In a perfect world, we would all meet the person of our dreams, tie the knot, and live happily ever after. But the world of marriage is far from perfect and, as we know, life throws curveballs. Should you get a Prenup?

 

Marriage continues to gain a lot of attention in the media for all kinds of different reasons, but is there enough emphasis being placed on what happens if a marriage fails?

 

According to a recent article in the Huffington post, 1 in 3 marriages in Australia end in Divorce, however very few sign a prenuptial agreement to protect their assets.

 

So what is a Prenuptial Agreement?

 

A prenuptial agreement or prenup, is a contractual agreement between two parties who are entering into, or have entered marriage. The document is designed to protect their assets if their marriage fails, and they become the 1 in 3 statistic.

 

Prenups can be made before, during, or after a relationship, this includes marriage or de facto.

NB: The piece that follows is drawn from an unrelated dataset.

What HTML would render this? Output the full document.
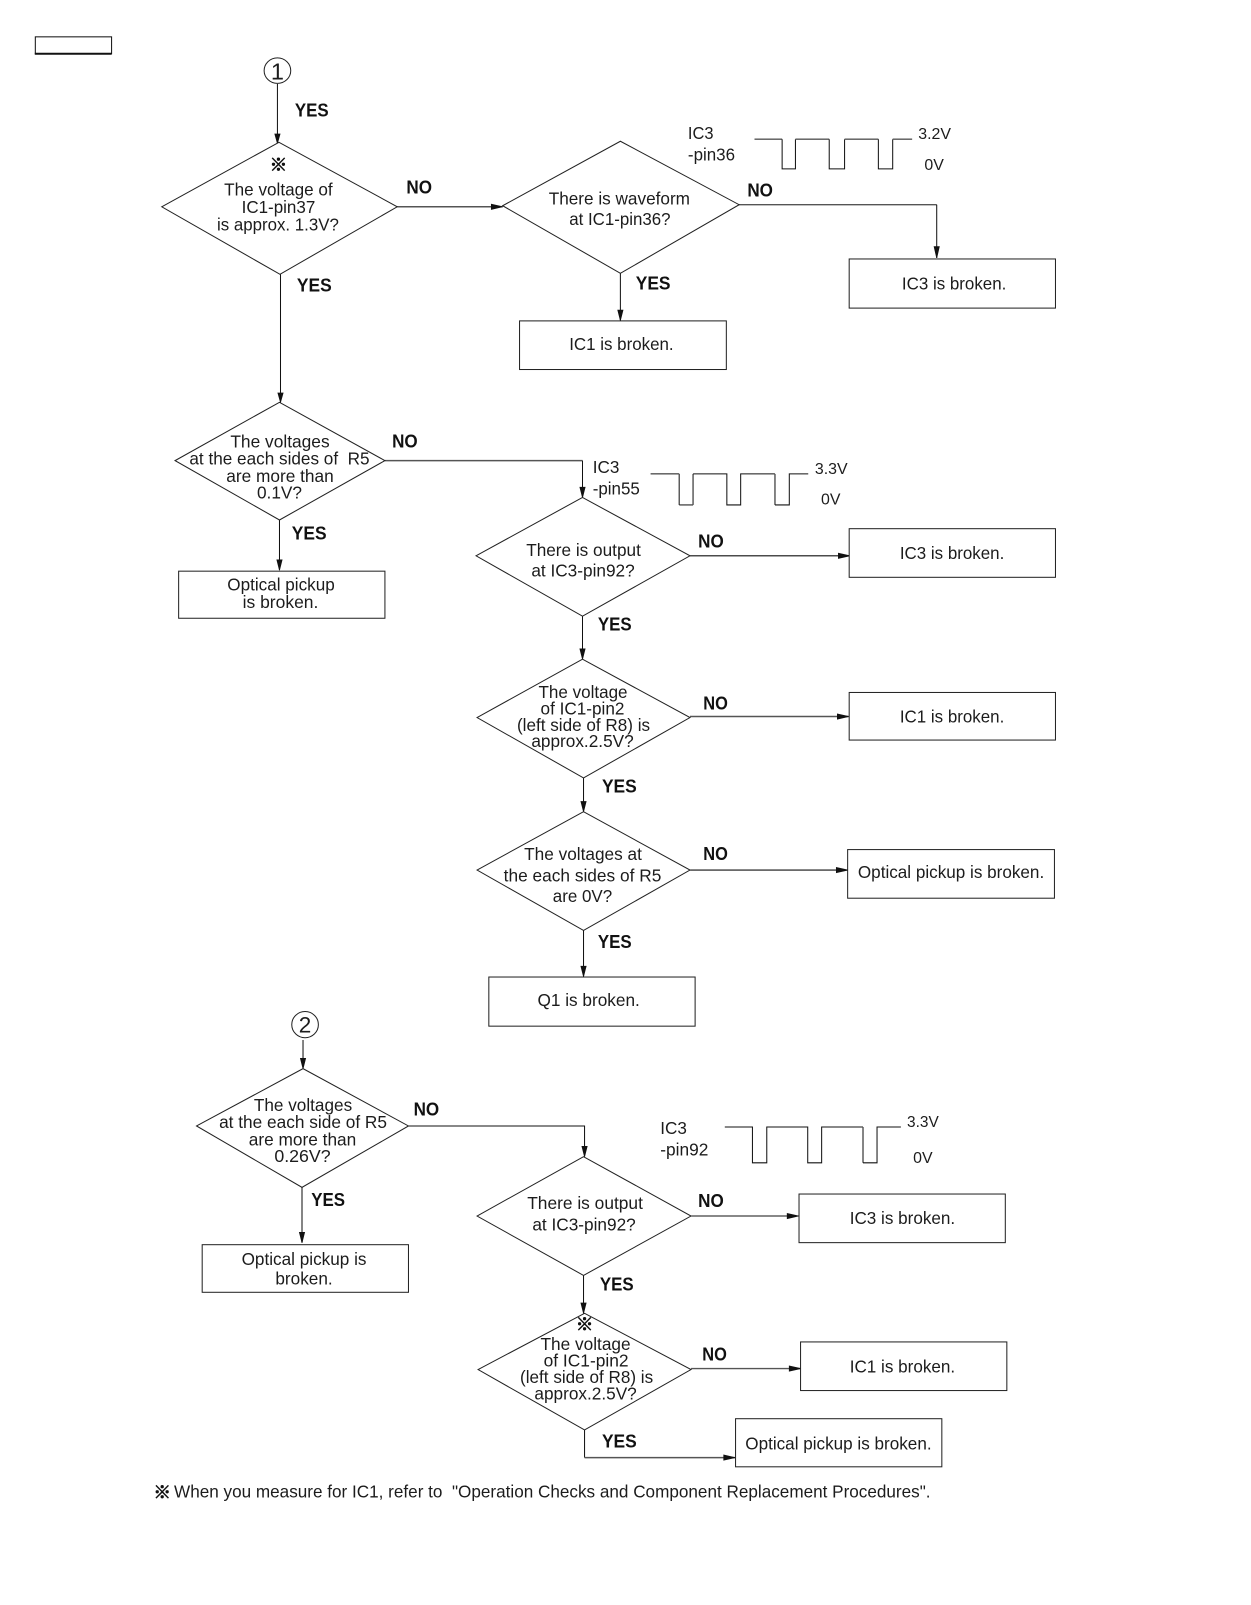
<!DOCTYPE html>
<html><head><meta charset="utf-8"><style>
html,body{margin:0;padding:0;background:#fff}
svg{display:block;position:absolute;left:0;top:0}
text{font-family:"Liberation Sans","Noto Sans CJK JP",sans-serif;font-size:17.4px;fill:#1c1c1c;white-space:pre}
text.b{font-weight:bold;font-size:18px;fill:#111}
text.s{font-size:15.6px}
text.k{font-size:17px;fill:#111;stroke:#111;stroke-width:.7px}
.l{fill:none;stroke:#111;stroke-width:1}
.g{fill:none;stroke:#555;stroke-width:1.4}
.d{fill:#fff;stroke:#222;stroke-width:1}
.r{fill:#fff;stroke:#222;stroke-width:1}
.a{fill:#111;stroke:#111;stroke-width:.8}
</style></head><body>
<svg xmlns="http://www.w3.org/2000/svg" width="1251" height="1605" viewBox="0 0 1222 1568" preserveAspectRatio="none">
<rect x="0" y="0" width="1222" height="1568" fill="#fff"/>
<rect x="34.5" y="36" width="74.5" height="16.5" fill="#fff" stroke="#111" stroke-width="1"/><path d="M34 52.5H109" stroke="#111" stroke-width="2"/>

<!-- connectors -->
<path class="l" d="M271 82V140"/><path class="a" d="M268.500 131L273.500 131L271 140Z"/>
<path class="l" d="M274 268V393"/><path class="a" d="M271.500 384L276.500 384L274 393Z"/>
<path class="g" d="M388 202H491"/><path class="a" d="M480 199.500L480 204.500L491 202Z"/>
<path class="g" d="M722 200H915"/><path class="l" d="M915 200V252"/><path class="a" d="M912.500 241L917.500 241L915 252Z"/>
<path class="l" d="M606 267V313"/><path class="a" d="M603.500 303L608.500 303L606 313Z"/>
<path class="g" d="M376 450H569"/><path class="l" d="M569 450V486"/><path class="a" d="M566.500 476L571.500 476L569 486Z"/>
<path class="l" d="M273 508V557"/><path class="a" d="M270.500 547L275.500 547L273 557Z"/>
<path class="l" d="M674 543H830"/><path class="a" d="M819 540.500L819 545.500L830 543Z"/>
<path class="l" d="M569 602V644"/><path class="a" d="M566.500 634L571.500 634L569 644Z"/>
<path class="g" d="M674 700H829"/><path class="a" d="M818 697.500L818 702.500L829 700Z"/>
<path class="l" d="M570 760V793"/><path class="a" d="M567.500 783L572.500 783L570 793Z"/>
<path class="l" d="M674 850H828"/><path class="a" d="M817 847.500L817 852.500L828 850Z"/>
<path class="l" d="M570 909V954"/><path class="a" d="M567.500 944L572.500 944L570 954Z"/>
<path class="l" d="M296 1016V1044"/><path class="a" d="M293.500 1034L298.500 1034L296 1044Z"/>
<path class="l" d="M399 1100H571V1130"/><path class="a" d="M568.500 1120L573.500 1120L571 1130Z"/>
<path class="g" d="M295 1160V1214"/><path class="a" d="M292.500 1204L297.500 1204L295 1214Z"/>
<path class="l" d="M675 1188H780"/><path class="a" d="M769 1185.500L769 1190.500L780 1188Z"/>
<path class="l" d="M570 1246V1283"/><path class="a" d="M567.500 1273L572.500 1273L570 1283Z"/>
<path class="g" d="M675 1337H782"/><path class="a" d="M771 1334.500L771 1339.500L782 1337Z"/>
<path class="l" d="M571 1397V1424"/><path class="g" d="M571 1424H718"/><path class="a" d="M707 1421.500L707 1426.500L718 1424Z"/>

<!-- waveforms -->
<path class="g" d="M737 136H764"/><path class="l" d="M764 136V165H777V136"/><path class="g" d="M777 136H810"/><path class="l" d="M810 136V165H825V136"/><path class="g" d="M825 136H858"/><path class="l" d="M858 136V165H872V136"/><path class="g" d="M872 136H891"/>
<path class="l" d="M635.500 463H663.500"/><path class="g" d="M663.500 463V493.300"/><path class="l" d="M663.500 493.300H677"/><path class="g" d="M677 493.300V463"/><path class="l" d="M677 463H710V493.300H723.500V463H757"/><path class="g" d="M757 463V493.300"/><path class="l" d="M757 493.300H771V463H789.500"/>
<path class="l" d="M708 1101H735V1136H749V1101H789V1136H802.600V1101H843"/><path class="g" d="M843 1101V1136"/><path class="l" d="M843 1136H856.700V1101H880"/>

<!-- circles -->
<ellipse cx="271" cy="69" rx="13" ry="12.500" fill="#fff" stroke="#222" stroke-width="1"/>
<ellipse cx="298" cy="1001" rx="13" ry="12.800" fill="#fff" stroke="#222" stroke-width="1"/>

<!-- diamonds -->
<polygon class="d" points="158,202 272.500,139 388,202 273.500,268"/>
<polygon class="d" points="491,201 606,138 722,200 606,267"/>
<polygon class="d" points="171,450 273,393 376,450 273,508"/>
<polygon class="d" points="465,543 569,486 674,543 569,602"/>
<polygon class="d" points="466,701 569,644 674,701 570,760"/>
<polygon class="d" points="466,850 570,793 674,850 570,909"/>
<polygon class="d" points="192,1100 296,1044 399,1100 295,1160"/>
<polygon class="d" points="466,1188 570,1130 675,1188 570,1246"/>
<polygon class="d" points="467,1338 571,1283 675,1338 571,1397"/>

<!-- boxes -->
<rect class="r" x="507.500" y="313.500" width="202" height="47.500"/>
<rect class="r" x="829.500" y="253" width="201.500" height="48"/>
<rect class="r" x="174.500" y="558" width="201.500" height="46"/>
<rect class="r" x="829.500" y="516.500" width="201.500" height="47.500"/>
<rect class="r" x="829.500" y="676.500" width="201.500" height="46.500"/>
<rect class="r" x="828" y="830" width="202" height="47.500"/>
<rect class="r" x="477.500" y="954.500" width="201.500" height="48"/>
<rect class="r" x="197.500" y="1216" width="201.500" height="46.500"/>
<rect class="r" x="780.500" y="1166.500" width="201.500" height="47.500"/>
<rect class="r" x="782" y="1311" width="201.500" height="47.500"/>
<rect class="r" x="718.500" y="1386" width="201.500" height="47"/>

<!-- labels -->
<text x="271" y="77.500" text-anchor="middle" style="font-size:23px">1</text>
<text x="298" y="1008.500" text-anchor="middle" style="font-size:22px">2</text>
<text class="b" x="288" y="114" textLength="33" lengthAdjust="spacingAndGlyphs">YES</text>
<text class="k" x="272" y="167" text-anchor="middle">※</text>
<text x="219" y="191" textLength="106" lengthAdjust="spacingAndGlyphs">The voltage of</text>
<text x="236" y="208" textLength="72" lengthAdjust="spacingAndGlyphs">IC1-pin37</text>
<text x="212" y="225" textLength="119" lengthAdjust="spacingAndGlyphs">is approx. 1.3V?</text>
<text class="b" x="397" y="189" textLength="25" lengthAdjust="spacingAndGlyphs">NO</text>
<text class="b" x="290" y="285" textLength="34" lengthAdjust="spacingAndGlyphs">YES</text>
<text x="536" y="200" textLength="138" lengthAdjust="spacingAndGlyphs">There is waveform</text>
<text x="556" y="220" textLength="99" lengthAdjust="spacingAndGlyphs">at IC1-pin36?</text>
<text class="b" x="730" y="192" textLength="25" lengthAdjust="spacingAndGlyphs">NO</text>
<text class="b" x="621" y="283" textLength="34" lengthAdjust="spacingAndGlyphs">YES</text>
<text x="672" y="136" textLength="25" lengthAdjust="spacingAndGlyphs">IC3</text>
<text x="672" y="157" textLength="46" lengthAdjust="spacingAndGlyphs">-pin36</text>
<text class="s" x="897" y="136" textLength="32" lengthAdjust="spacingAndGlyphs">3.2V</text>
<text class="s" x="903" y="166" textLength="19" lengthAdjust="spacingAndGlyphs">0V</text>
<text x="881" y="283" textLength="102" lengthAdjust="spacingAndGlyphs">IC3 is broken.</text>
<text x="556" y="342" textLength="102" lengthAdjust="spacingAndGlyphs">IC1 is broken.</text>

<text x="225" y="437" textLength="97" lengthAdjust="spacingAndGlyphs">The voltages</text>
<text x="185" y="454" textLength="176" lengthAdjust="spacingAndGlyphs">at the each sides of&#160;&#160;R5</text>
<text x="221" y="471" textLength="105" lengthAdjust="spacingAndGlyphs">are more than</text>
<text x="251" y="487" textLength="44" lengthAdjust="spacingAndGlyphs">0.1V?</text>
<text class="b" x="383" y="437" textLength="25" lengthAdjust="spacingAndGlyphs">NO</text>
<text class="b" x="285" y="527" textLength="34" lengthAdjust="spacingAndGlyphs">YES</text>
<text x="222" y="577" textLength="105" lengthAdjust="spacingAndGlyphs">Optical pickup</text>
<text x="237" y="594" textLength="74" lengthAdjust="spacingAndGlyphs">is broken.</text>
<text x="579" y="462" textLength="26" lengthAdjust="spacingAndGlyphs">IC3</text>
<text x="579" y="483" textLength="46" lengthAdjust="spacingAndGlyphs">-pin55</text>
<text class="s" x="796" y="463" textLength="32" lengthAdjust="spacingAndGlyphs">3.3V</text>
<text class="s" x="802" y="493" textLength="19" lengthAdjust="spacingAndGlyphs">0V</text>

<text x="514" y="543" textLength="112" lengthAdjust="spacingAndGlyphs">There is output</text>
<text x="519" y="563" textLength="101" lengthAdjust="spacingAndGlyphs">at IC3-pin92?</text>
<text class="b" x="682" y="535" textLength="25" lengthAdjust="spacingAndGlyphs">NO</text>
<text x="879" y="546" textLength="102" lengthAdjust="spacingAndGlyphs">IC3 is broken.</text>
<text class="b" x="584" y="616" textLength="33" lengthAdjust="spacingAndGlyphs">YES</text>

<text x="526" y="682" textLength="87" lengthAdjust="spacingAndGlyphs">The voltage</text>
<text x="528" y="698" textLength="82" lengthAdjust="spacingAndGlyphs">of IC1-pin2</text>
<text x="505" y="714" textLength="130" lengthAdjust="spacingAndGlyphs">(left side of R8) is</text>
<text x="519" y="730" textLength="100" lengthAdjust="spacingAndGlyphs">approx.2.5V?</text>
<text class="b" x="687" y="693" textLength="24" lengthAdjust="spacingAndGlyphs">NO</text>
<text x="879" y="706" textLength="102" lengthAdjust="spacingAndGlyphs">IC1 is broken.</text>
<text class="b" x="588" y="774" textLength="34" lengthAdjust="spacingAndGlyphs">YES</text>

<text x="512" y="840" textLength="115" lengthAdjust="spacingAndGlyphs">The voltages at</text>
<text x="492" y="861" textLength="154" lengthAdjust="spacingAndGlyphs">the each sides of R5</text>
<text x="540" y="881" textLength="58" lengthAdjust="spacingAndGlyphs">are 0V?</text>
<text class="b" x="687" y="840" textLength="24" lengthAdjust="spacingAndGlyphs">NO</text>
<text x="838" y="858" textLength="182" lengthAdjust="spacingAndGlyphs">Optical pickup is broken.</text>
<text class="b" x="584" y="926" textLength="33" lengthAdjust="spacingAndGlyphs">YES</text>
<text x="525" y="983" textLength="100" lengthAdjust="spacingAndGlyphs">Q1 is broken.</text>

<text x="248" y="1085.500" textLength="96" lengthAdjust="spacingAndGlyphs">The voltages</text>
<text x="214" y="1102" textLength="164" lengthAdjust="spacingAndGlyphs">at the each side of R5</text>
<text x="243" y="1119" textLength="105" lengthAdjust="spacingAndGlyphs">are more than</text>
<text x="268" y="1135" textLength="55" lengthAdjust="spacingAndGlyphs">0.26V?</text>
<text class="b" x="404" y="1090" textLength="25" lengthAdjust="spacingAndGlyphs">NO</text>
<text class="b" x="304" y="1178" textLength="33" lengthAdjust="spacingAndGlyphs">YES</text>
<text x="236" y="1236" textLength="122" lengthAdjust="spacingAndGlyphs">Optical pickup is</text>
<text x="269" y="1255" textLength="56" lengthAdjust="spacingAndGlyphs">broken.</text>
<text x="645" y="1108" textLength="26" lengthAdjust="spacingAndGlyphs">IC3</text>
<text x="645" y="1129" textLength="47" lengthAdjust="spacingAndGlyphs">-pin92</text>
<text class="s" x="886" y="1101" textLength="31" lengthAdjust="spacingAndGlyphs">3.3V</text>
<text class="s" x="892" y="1136" textLength="19" lengthAdjust="spacingAndGlyphs">0V</text>

<text x="515" y="1181" textLength="113" lengthAdjust="spacingAndGlyphs">There is output</text>
<text x="520" y="1202" textLength="101" lengthAdjust="spacingAndGlyphs">at IC3-pin92?</text>
<text class="b" x="682" y="1179" textLength="25" lengthAdjust="spacingAndGlyphs">NO</text>
<text x="830" y="1196" textLength="103" lengthAdjust="spacingAndGlyphs">IC3 is broken.</text>
<text class="b" x="586" y="1261" textLength="33" lengthAdjust="spacingAndGlyphs">YES</text>

<text class="k" x="571" y="1300" text-anchor="middle">※</text>
<text x="528" y="1319" textLength="88" lengthAdjust="spacingAndGlyphs">The voltage</text>
<text x="531" y="1335" textLength="83" lengthAdjust="spacingAndGlyphs">of IC1-pin2</text>
<text x="508" y="1351" textLength="130" lengthAdjust="spacingAndGlyphs">(left side of R8) is</text>
<text x="522" y="1367" textLength="100" lengthAdjust="spacingAndGlyphs">approx.2.5V?</text>
<text class="b" x="686" y="1329" textLength="24" lengthAdjust="spacingAndGlyphs">NO</text>
<text x="830" y="1341" textLength="103" lengthAdjust="spacingAndGlyphs">IC1 is broken.</text>
<text class="b" x="588" y="1414" textLength="34" lengthAdjust="spacingAndGlyphs">YES</text>
<text x="728" y="1416" textLength="182" lengthAdjust="spacingAndGlyphs">Optical pickup is broken.</text>

<text class="k" x="150" y="1464">※</text>
<text x="170" y="1463" textLength="739" lengthAdjust="spacingAndGlyphs">When you measure for IC1, refer to&#160;&#160;"Operation Checks and Component Replacement Procedures".</text>
</svg>
</body></html>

Common assets that are protected by a prenuptial agreement are:

  • real estate
  • cash
  • family business
  • Investments
  • a trust
  • inheritance entitlements
  • superannuation
  • pension entitlement

 

When you and your partner come to an agreement on how your property is going to be split, it must be legally binding. While we won’t go too much into the legal obligations surrounding a prenuptial agreement, it is essential to ensure that your assets and liabilities are protected by the agreement, it can’t be contested, and it doesn’t become a Family Courts matter.

 

Things to consider when drafting your Prenup:

 

To achieve the best outcome for both parties, it is essential to go over how your assets are to be divided. Here are a few things to consider when drafting the document with your lawyer:

 

  • Your working commitments as individuals
  • How you propose to meet your financial commitments and cost of living
  • Whether you plan to have, or already have children;
  • The implications if one of you can’t work due to personal illness or if a child requires special care;
  • Do you intend to have provisions surrounding your expectations for inheritance?
  • What your goals are for retirement?
  • How your bank accounts are set up; joint or separate?

 

It is important to go into as much detail when drafting your prenuptial agreement. The more information that you can provide in the document, the more chance it has of holding up throughout the divorce process.

 

But how do I bring it up with my partner? Won’t they be offended?

 

Rarely is a conversation with your partner particularly comfortable one when it comes to talking about money, and a prenup conversation is by far the least romantic of all the marriage related conversations that you will have. Indeed it can be difficult to bring up, however once the initial awkward tension disappears, it can be a highly beneficial conversation to have. Touching on the slightly touchy subject now might save you thousands of headaches and a potential legal bloodbath down the track.

 

One of the best ways to bring up the topic is to have your financial planner bring it up in your regular meetings. This eliminates the potential apprehension that your partner may feel in comparison to you bringing it up yourself.

 

Be upfront with your spouse and be clear on your intentions, and make it clear that it isn’t a judgement on them, but simply a rational conversation about the future. Obviously the sooner that you can talk about it, the better. Nothing kills the pre-wedding vibe like being held to ransom by a last minute prenup.

 

What to include in a Prenup – Without going overboard

 

Traditionally a prenup is implemented with the purpose of protecting assets and financial

liabilities, wealth and debt. However in the modern-day prenup there are different lifestyle factors that can be included. These can range from fairly common clauses (such as who gets custody of pets, goods etc.) to the more extreme (e.g. lump payouts for not adhering to predetermined relationship standards such as cheating etc.)

 

Also gaining popularity among couples is a social media clause which protect one another from being defamed publicly via social media or having their embarrassing photos posted online. This sounds extreme but it in the sometimes dark world of divorce, can certainly happen. Violation of this clause can lead to serious fines, and it has been reported that a breach could cost up to $50,000.

 

When drafting your prenup refrain from incorporating too many trivial lifestyle clauses, as it can lead to a judge throwing out the agreement in a court, if the clauses are not deemed legally enforceable.

 

So no matter what stage of your relationship you are in, take the time to look at your current financial arrangements, and whether they are robust enough to protect both your spouse and yourself should things take a turn for the worse.  Make the decision to sit down with a professional and decide what provisions to put in place, and continually assess whether they are still relevant to your current circumstances. Especially if it has been a few years since they were first conceived.